For the foreseeable future, the performance potential for most high-performance scientific software will require effective use of hosted accelerator processors, characterized by massive concurrency, high bandwidth memory and stagnant latency. These accelerators will also typically have a backbone of traditional networked multicore processors that serve as the starting point for porting applications and the default execution environment for non-accelerated computations.
In this presentation we briefly characterize experiences with these platforms for sparse linear algebra computations. We discuss requirements for sparse computations that are distinct from dense computations and how these requirements impact algorithm and software design. We also discuss programming environment trends that can impact design and implementation choices. In particular, we discuss strategies and practical challenges of increasing performance portability across the diverse node architectures that continue to emerge, as computer system architects innovate to keep improving performance in the presence of stagnant latencies, and simultaneously add capabilities that address the needs of data science.
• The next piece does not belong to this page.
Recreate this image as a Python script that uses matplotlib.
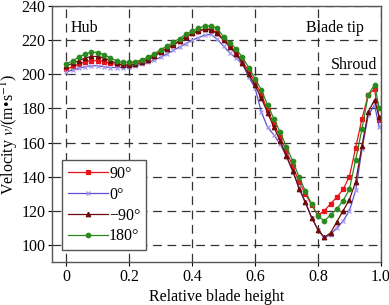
import numpy as np
import matplotlib
matplotlib.use("Agg")
import matplotlib.pyplot as plt

plt.rcParams['font.family'] = ['Liberation Serif', 'DejaVu Serif']
plt.rcParams['mathtext.fontset'] = 'stix'

# relative blade height positions (0.02 step) plus the end point
height = list(np.round(np.arange(0, 0.99, 0.02), 2)) + [0.995]

v_90 = [203, 204.5, 206, 207.5, 208, 208, 207.5, 206.5, 205.8, 205.5,
        205.5, 206.5, 208, 209.5, 211.5, 213.5, 215.5, 217.5, 219.8, 222,
        224, 225.5, 226.5, 226.3, 224.5, 220.5, 217, 213, 207.5, 202,
        195.5, 188, 179, 171, 163, 155, 146, 137, 130, 123.5,
        117.5, 120, 124, 128, 132.5, 140, 157, 174, 188, 191.5, 173]

v_0 = [201.5, 202.5, 203.5, 204.5, 205, 205, 204.5, 204, 204, 204,
       204.3, 205, 206, 207, 208.5, 210, 212, 214, 216, 218,
       220, 221.5, 223, 223.5, 220.5, 216.5, 212.5, 209.5, 206, 198.5,
       192, 178, 169, 164.5, 159, 152, 143, 134, 125, 116,
       109, 104, 106, 110, 114, 120, 132, 156, 176, 182, 169]

v_m90 = [205, 206.5, 208, 209.5, 210.5, 210.5, 209.5, 208, 206.5, 205.5,
         205.2, 206, 207, 208.5, 210.5, 213, 215, 217, 219.5, 222,
         224, 225.5, 226.5, 226, 224, 220, 216, 212, 206.5, 200,
         193.5, 186, 177.5, 169, 161, 152, 143.5, 133, 125, 116,
         109, 104.5, 107, 113.5, 120, 126.5, 137, 158, 178, 185, 175]

v_180 = [206, 208, 210, 212, 213, 212.8, 211.5, 209.5, 208, 207,
         207, 207.5, 208.5, 210, 212, 214.5, 216.5, 218.8, 221, 223.5,
         225.5, 227, 228.3, 228.5, 227, 222, 218.5, 215, 210, 204,
         197.5, 191, 182, 174, 166, 157.5, 149, 140, 131.5, 124,
         117, 114, 117.5, 121, 126, 132.5, 150, 168, 188, 194, 180]

series = [
    ('90°', v_90, '#e8141c', 's', '#e8141c'),
    ('0°', v_0, '#5a4fd0', 'x', '#a898ea'),
    ('\u221290°', v_m90, '#6e0a0a', '^', '#6e0a0a'),
    ('180°', v_180, '#2a8a1e', 'o', '#2a8a1e'),
]

fs = 11.5
fig = plt.figure(figsize=(3.89, 3.05), dpi=100)
ax = fig.add_axes([0.134, 0.141, 0.845, 0.839])

for label, vals, col, mk, mcol in series:
    ax.plot(height, vals, color=col, lw=0.9, marker=mk, ms=3.2,
            mfc=mcol, mec=mcol, mew=0.9, label=label)

ax.set_xlim(-0.045, 0.997)
ax.set_ylim(90, 240)
ax.set_xticks([0, 0.2, 0.4, 0.6, 0.8, 1.0])
ax.set_xticklabels(['0', '0.2', '0.4', '0.6', '0.8', '1.0'])
ax.set_yticks(range(100, 241, 20))
ax.tick_params(labelsize=fs, direction='out', length=3, width=0.8, pad=2)
ax.grid(True, color='#333333', linestyle=(0, (7, 4.5)), linewidth=0.9)

for s in ax.spines.values():
    s.set_color('#555555')
    s.set_linewidth(1.0)

ax.set_xlabel('Relative blade height', fontsize=fs, labelpad=3)
ax.set_ylabel('Velocity $v$/(m\u2022s$^{-1}$)', fontsize=fs, labelpad=1)

ax.text(0.013, 227, 'Hub', fontsize=fs, va='center', ha='left')
ax.text(0.761, 227, 'Blade tip', fontsize=fs, va='center', ha='left')
ax.text(0.84, 205.5, 'Shroud', fontsize=fs, va='center', ha='left')

leg = ax.legend(loc='lower left', bbox_to_anchor=(0.03, 0.047), fontsize=fs,
                borderaxespad=0, handlelength=2.5, handletextpad=0.1,
                labelspacing=0.3, borderpad=0.35, fancybox=False, framealpha=1)
leg.get_frame().set_edgecolor('#555555')
leg.get_frame().set_linewidth(1.0)

fig.savefig('out.png', dpi=100)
Finally, we discuss the role and potential for resilient computations that may eventually be required as we continue to push the limits of system reliability. While system designers have managed to preserve the illusion of a “reliable digital machine” for scientific software developers, the cost of doing so continues to increase, as does the risk that a future leadership platform may never reach acceptable reliability levels. If we can develop resilient algorithms and software that survives failure events, we can reduce the cost, schedule delays and complexity challenges of future systems.